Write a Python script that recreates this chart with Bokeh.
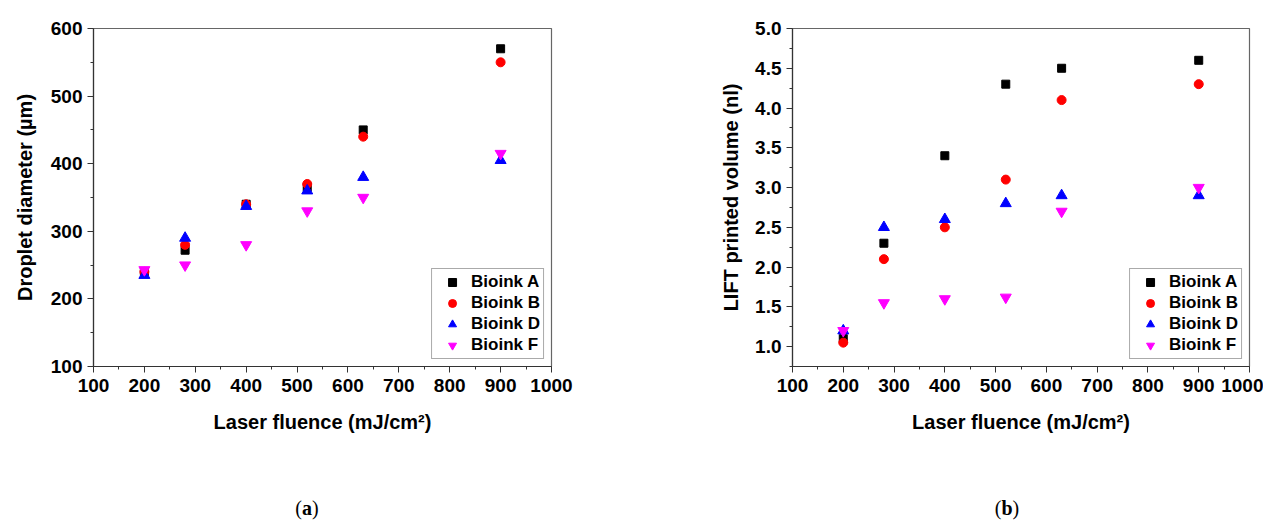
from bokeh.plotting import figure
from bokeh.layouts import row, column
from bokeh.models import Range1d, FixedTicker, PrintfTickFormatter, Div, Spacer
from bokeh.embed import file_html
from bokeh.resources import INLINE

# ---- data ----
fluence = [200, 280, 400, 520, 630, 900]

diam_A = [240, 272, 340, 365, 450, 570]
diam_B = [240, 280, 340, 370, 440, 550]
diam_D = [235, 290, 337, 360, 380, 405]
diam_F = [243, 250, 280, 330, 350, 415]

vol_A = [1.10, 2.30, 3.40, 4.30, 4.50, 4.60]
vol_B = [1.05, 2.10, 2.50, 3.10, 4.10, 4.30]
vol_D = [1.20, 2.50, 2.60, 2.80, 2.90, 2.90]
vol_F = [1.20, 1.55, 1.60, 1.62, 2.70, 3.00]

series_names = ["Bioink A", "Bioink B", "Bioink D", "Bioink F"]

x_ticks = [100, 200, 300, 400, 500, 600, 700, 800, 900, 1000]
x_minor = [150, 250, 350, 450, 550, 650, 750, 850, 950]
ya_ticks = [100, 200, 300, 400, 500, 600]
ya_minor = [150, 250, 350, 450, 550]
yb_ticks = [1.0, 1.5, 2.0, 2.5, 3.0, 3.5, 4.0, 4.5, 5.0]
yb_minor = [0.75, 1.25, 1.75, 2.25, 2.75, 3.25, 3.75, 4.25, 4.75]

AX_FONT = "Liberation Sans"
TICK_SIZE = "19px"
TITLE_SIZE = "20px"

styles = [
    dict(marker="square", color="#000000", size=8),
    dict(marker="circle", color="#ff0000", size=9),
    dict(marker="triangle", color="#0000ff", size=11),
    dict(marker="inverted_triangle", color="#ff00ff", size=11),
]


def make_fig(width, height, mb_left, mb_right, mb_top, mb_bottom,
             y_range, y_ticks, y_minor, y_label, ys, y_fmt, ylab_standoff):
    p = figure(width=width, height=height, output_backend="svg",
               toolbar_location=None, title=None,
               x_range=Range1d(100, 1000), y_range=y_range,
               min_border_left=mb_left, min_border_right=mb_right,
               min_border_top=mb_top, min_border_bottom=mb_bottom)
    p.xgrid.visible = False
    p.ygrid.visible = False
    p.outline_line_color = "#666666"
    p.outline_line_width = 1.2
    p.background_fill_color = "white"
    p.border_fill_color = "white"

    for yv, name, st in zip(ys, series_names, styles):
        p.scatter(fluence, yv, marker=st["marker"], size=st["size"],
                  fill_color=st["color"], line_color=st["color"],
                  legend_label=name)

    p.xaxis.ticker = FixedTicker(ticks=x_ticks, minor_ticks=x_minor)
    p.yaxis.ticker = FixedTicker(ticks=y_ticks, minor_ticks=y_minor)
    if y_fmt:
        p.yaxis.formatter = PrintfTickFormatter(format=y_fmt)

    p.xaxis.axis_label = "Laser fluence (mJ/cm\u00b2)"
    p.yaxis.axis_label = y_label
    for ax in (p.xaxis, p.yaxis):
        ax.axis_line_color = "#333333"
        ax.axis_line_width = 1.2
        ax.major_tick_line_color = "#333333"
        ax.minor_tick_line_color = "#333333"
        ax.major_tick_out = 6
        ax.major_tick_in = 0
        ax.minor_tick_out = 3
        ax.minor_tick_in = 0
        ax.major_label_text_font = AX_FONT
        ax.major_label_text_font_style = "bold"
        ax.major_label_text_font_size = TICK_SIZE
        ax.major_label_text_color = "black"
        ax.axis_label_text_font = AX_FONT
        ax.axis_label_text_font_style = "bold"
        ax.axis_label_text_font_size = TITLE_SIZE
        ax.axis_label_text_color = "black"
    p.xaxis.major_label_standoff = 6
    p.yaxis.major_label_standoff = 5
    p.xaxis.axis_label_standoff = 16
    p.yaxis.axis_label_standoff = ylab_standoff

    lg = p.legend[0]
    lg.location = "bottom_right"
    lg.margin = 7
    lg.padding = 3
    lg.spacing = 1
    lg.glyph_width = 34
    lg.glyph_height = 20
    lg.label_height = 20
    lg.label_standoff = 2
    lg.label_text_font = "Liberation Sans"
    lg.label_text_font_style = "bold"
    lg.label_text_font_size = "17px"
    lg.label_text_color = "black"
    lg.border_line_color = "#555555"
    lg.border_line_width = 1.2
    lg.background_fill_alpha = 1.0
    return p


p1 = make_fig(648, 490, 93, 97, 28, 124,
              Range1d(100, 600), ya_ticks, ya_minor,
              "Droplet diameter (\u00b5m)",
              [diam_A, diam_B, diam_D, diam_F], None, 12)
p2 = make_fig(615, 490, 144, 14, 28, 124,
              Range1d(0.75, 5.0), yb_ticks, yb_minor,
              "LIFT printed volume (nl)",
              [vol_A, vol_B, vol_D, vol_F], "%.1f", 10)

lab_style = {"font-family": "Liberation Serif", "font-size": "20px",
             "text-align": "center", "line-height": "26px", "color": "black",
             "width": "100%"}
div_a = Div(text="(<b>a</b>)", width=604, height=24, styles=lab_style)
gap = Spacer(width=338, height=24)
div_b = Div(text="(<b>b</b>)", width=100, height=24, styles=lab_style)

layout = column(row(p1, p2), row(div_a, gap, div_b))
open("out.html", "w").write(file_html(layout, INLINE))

→ PROBLEM TO WORK ON
The material above holds pictures; copy everything else in it exactly.

→ CORRECT OUTPUT
Write a Python script that recreates this chart with Bokeh.
from bokeh.plotting import figure
from bokeh.layouts import row, column
from bokeh.models import Range1d, FixedTicker, PrintfTickFormatter, Div, Spacer
from bokeh.embed import file_html
from bokeh.resources import INLINE

# ---- data ----
fluence = [200, 280, 400, 520, 630, 900]

diam_A = [240, 272, 340, 365, 450, 570]
diam_B = [240, 280, 340, 370, 440, 550]
diam_D = [235, 290, 337, 360, 380, 405]
diam_F = [243, 250, 280, 330, 350, 415]

vol_A = [1.10, 2.30, 3.40, 4.30, 4.50, 4.60]
vol_B = [1.05, 2.10, 2.50, 3.10, 4.10, 4.30]
vol_D = [1.20, 2.50, 2.60, 2.80, 2.90, 2.90]
vol_F = [1.20, 1.55, 1.60, 1.62, 2.70, 3.00]

series_names = ["Bioink A", "Bioink B", "Bioink D", "Bioink F"]

x_ticks = [100, 200, 300, 400, 500, 600, 700, 800, 900, 1000]
x_minor = [150, 250, 350, 450, 550, 650, 750, 850, 950]
ya_ticks = [100, 200, 300, 400, 500, 600]
ya_minor = [150, 250, 350, 450, 550]
yb_ticks = [1.0, 1.5, 2.0, 2.5, 3.0, 3.5, 4.0, 4.5, 5.0]
yb_minor = [0.75, 1.25, 1.75, 2.25, 2.75, 3.25, 3.75, 4.25, 4.75]

AX_FONT = "Liberation Sans"
TICK_SIZE = "19px"
TITLE_SIZE = "20px"

styles = [
    dict(marker="square", color="#000000", size=8),
    dict(marker="circle", color="#ff0000", size=9),
    dict(marker="triangle", color="#0000ff", size=11),
    dict(marker="inverted_triangle", color="#ff00ff", size=11),
]


def make_fig(width, height, mb_left, mb_right, mb_top, mb_bottom,
             y_range, y_ticks, y_minor, y_label, ys, y_fmt, ylab_standoff):
    p = figure(width=width, height=height, output_backend="svg",
               toolbar_location=None, title=None,
               x_range=Range1d(100, 1000), y_range=y_range,
               min_border_left=mb_left, min_border_right=mb_right,
               min_border_top=mb_top, min_border_bottom=mb_bottom)
    p.xgrid.visible = False
    p.ygrid.visible = False
    p.outline_line_color = "#666666"
    p.outline_line_width = 1.2
    p.background_fill_color = "white"
    p.border_fill_color = "white"

    for yv, name, st in zip(ys, series_names, styles):
        p.scatter(fluence, yv, marker=st["marker"], size=st["size"],
                  fill_color=st["color"], line_color=st["color"],
                  legend_label=name)

    p.xaxis.ticker = FixedTicker(ticks=x_ticks, minor_ticks=x_minor)
    p.yaxis.ticker = FixedTicker(ticks=y_ticks, minor_ticks=y_minor)
    if y_fmt:
        p.yaxis.formatter = PrintfTickFormatter(format=y_fmt)

    p.xaxis.axis_label = "Laser fluence (mJ/cm\u00b2)"
    p.yaxis.axis_label = y_label
    for ax in (p.xaxis, p.yaxis):
        ax.axis_line_color = "#333333"
        ax.axis_line_width = 1.2
        ax.major_tick_line_color = "#333333"
        ax.minor_tick_line_color = "#333333"
        ax.major_tick_out = 6
        ax.major_tick_in = 0
        ax.minor_tick_out = 3
        ax.minor_tick_in = 0
        ax.major_label_text_font = AX_FONT
        ax.major_label_text_font_style = "bold"
        ax.major_label_text_font_size = TICK_SIZE
        ax.major_label_text_color = "black"
        ax.axis_label_text_font = AX_FONT
        ax.axis_label_text_font_style = "bold"
        ax.axis_label_text_font_size = TITLE_SIZE
        ax.axis_label_text_color = "black"
    p.xaxis.major_label_standoff = 6
    p.yaxis.major_label_standoff = 5
    p.xaxis.axis_label_standoff = 16
    p.yaxis.axis_label_standoff = ylab_standoff

    lg = p.legend[0]
    lg.location = "bottom_right"
    lg.margin = 7
    lg.padding = 3
    lg.spacing = 1
    lg.glyph_width = 34
    lg.glyph_height = 20
    lg.label_height = 20
    lg.label_standoff = 2
    lg.label_text_font = "Liberation Sans"
    lg.label_text_font_style = "bold"
    lg.label_text_font_size = "17px"
    lg.label_text_color = "black"
    lg.border_line_color = "#555555"
    lg.border_line_width = 1.2
    lg.background_fill_alpha = 1.0
    return p


p1 = make_fig(648, 490, 93, 97, 28, 124,
              Range1d(100, 600), ya_ticks, ya_minor,
              "Droplet diameter (\u00b5m)",
              [diam_A, diam_B, diam_D, diam_F], None, 12)
p2 = make_fig(615, 490, 144, 14, 28, 124,
              Range1d(0.75, 5.0), yb_ticks, yb_minor,
              "LIFT printed volume (nl)",
              [vol_A, vol_B, vol_D, vol_F], "%.1f", 10)

lab_style = {"font-family": "Liberation Serif", "font-size": "20px",
             "text-align": "center", "line-height": "26px", "color": "black",
             "width": "100%"}
div_a = Div(text="(<b>a</b>)", width=604, height=24, styles=lab_style)
gap = Spacer(width=338, height=24)
div_b = Div(text="(<b>b</b>)", width=100, height=24, styles=lab_style)

layout = column(row(p1, p2), row(div_a, gap, div_b))
open("out.html", "w").write(file_html(layout, INLINE))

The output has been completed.